Notes uses this dynamic default.png cheat, and there are only very subtle indications to tell when the actual UI has replaced the screenshot (and is therefore ready to use). Several readers wrote in to complain about their frustration at not being able to tell when Notes is actually ready to use. Keshuv Prasad writes:
The splash/loading screen for the list view is identical to the loaded view and gives no indication when one becomes the other. In note view the background lines blink when the loading screen turns into a loaded screen, but the pre- and post-loaded screens are identical.
Photos, for example, displays a blank list as its splash screen and only shows the individual items (Camera Roll, Photo Library, etc.), after the app has loaded. This makes it easy to tell whether the app is loading or has already loaded.

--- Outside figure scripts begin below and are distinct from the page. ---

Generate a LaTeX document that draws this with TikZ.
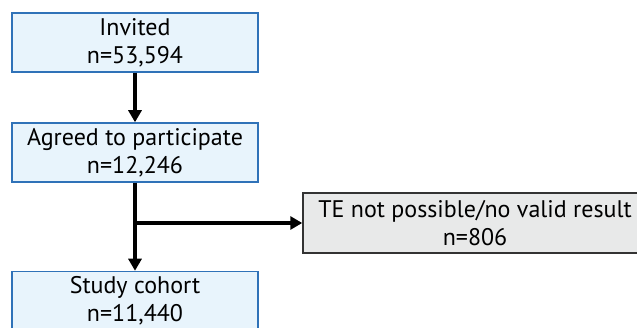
\documentclass[tikz,border=0pt]{standalone}
\usepackage{fontspec}
\setmainfont{PT Sans}
\usetikzlibrary{positioning,arrows.meta}
\definecolor{boxblue}{HTML}{E8F4FC}
\definecolor{edgeblue}{HTML}{2F72B8}
\definecolor{boxgray}{HTML}{E8E9E9}
\definecolor{edgegray}{HTML}{333333}

\tikzset{
	stagebox/.style={draw=edgeblue, fill=boxblue, line width=1.5pt, minimum width=246pt, minimum height=59pt, align=center, inner sep=0pt, font=\fontsize{24}{28}\selectfont},
	dropbox/.style={draw=edgegray, fill=boxgray, line width=1.5pt, minimum width=344pt, minimum height=60pt, align=center, inner sep=0pt, font=\fontsize{24}{28}\selectfont},
	flow/.style={line width=3.5pt, -{Triangle[length=12pt,width=13pt]}}
}

\begin{document}
\begin{tikzpicture}[x=1pt,y=1pt]
				\useasboundingbox (0,0) rectangle (637,-328);
				\node[stagebox] (invited) at (135,-42.5) {Invited\\n=53,594};
				\node[stagebox] (agreed) at (135,-152.5) {Agreed to participate\\n=12,246};
				\node[stagebox] (cohort) at (135,-301) {Study cohort\\n=11,440};
				\node[dropbox] (excluded) at (475,-223) {TE not possible/no valid result\\n=806};
				\coordinate (split) at (135,-223);
				\draw[flow] (invited) -- (agreed);
				\draw[flow] (agreed) -- (cohort);
				\draw[flow] (split) -- (excluded);
			\end{tikzpicture}
\end{document}
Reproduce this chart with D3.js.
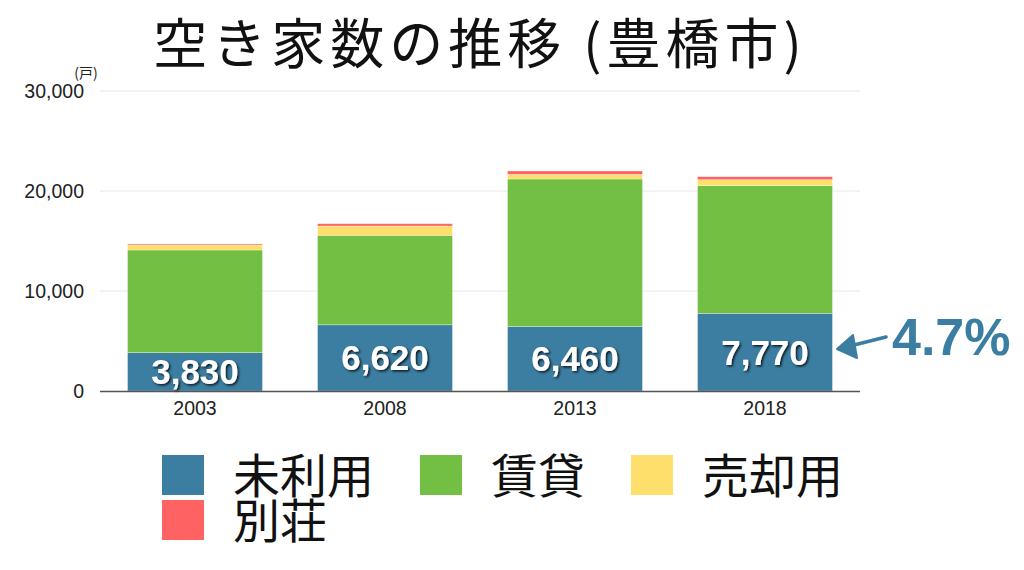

Applying this same design to Notes would reduce frustration with not knowing whether or not the screen is responsive or not upon loading the app (note view would show a blank note, with the appearance of text indicating that it has finished loading).
I too find the Photos model — where you just see a more or less empty shell of the UI upon launch — to be superior. That way, as soon as you see actual content, you know the app is ready to use.
Prasad has another good suggestion:
My second issue is how the notes are displayed in list view. There are up to 8 notes listed and the bottom one’s row fits exactly on the screen. To use Photos as an example, it only displays 7 full rows, with the 8th row cut off. Yes, the number of notes is in parentheses after Notes, but having the last row cut off (Contacts does this as well) would be a nice visual indicator that there is something below to scroll. This is a minor quibble, though.
In other words, because iPhone list views don’t show persistent scroll bars (which, on the Mac, provide an indication when there is more content below what is visible), it’s helpful if the row height is such that a whole number of rows don’t fit exactly on screen. Good suggestion.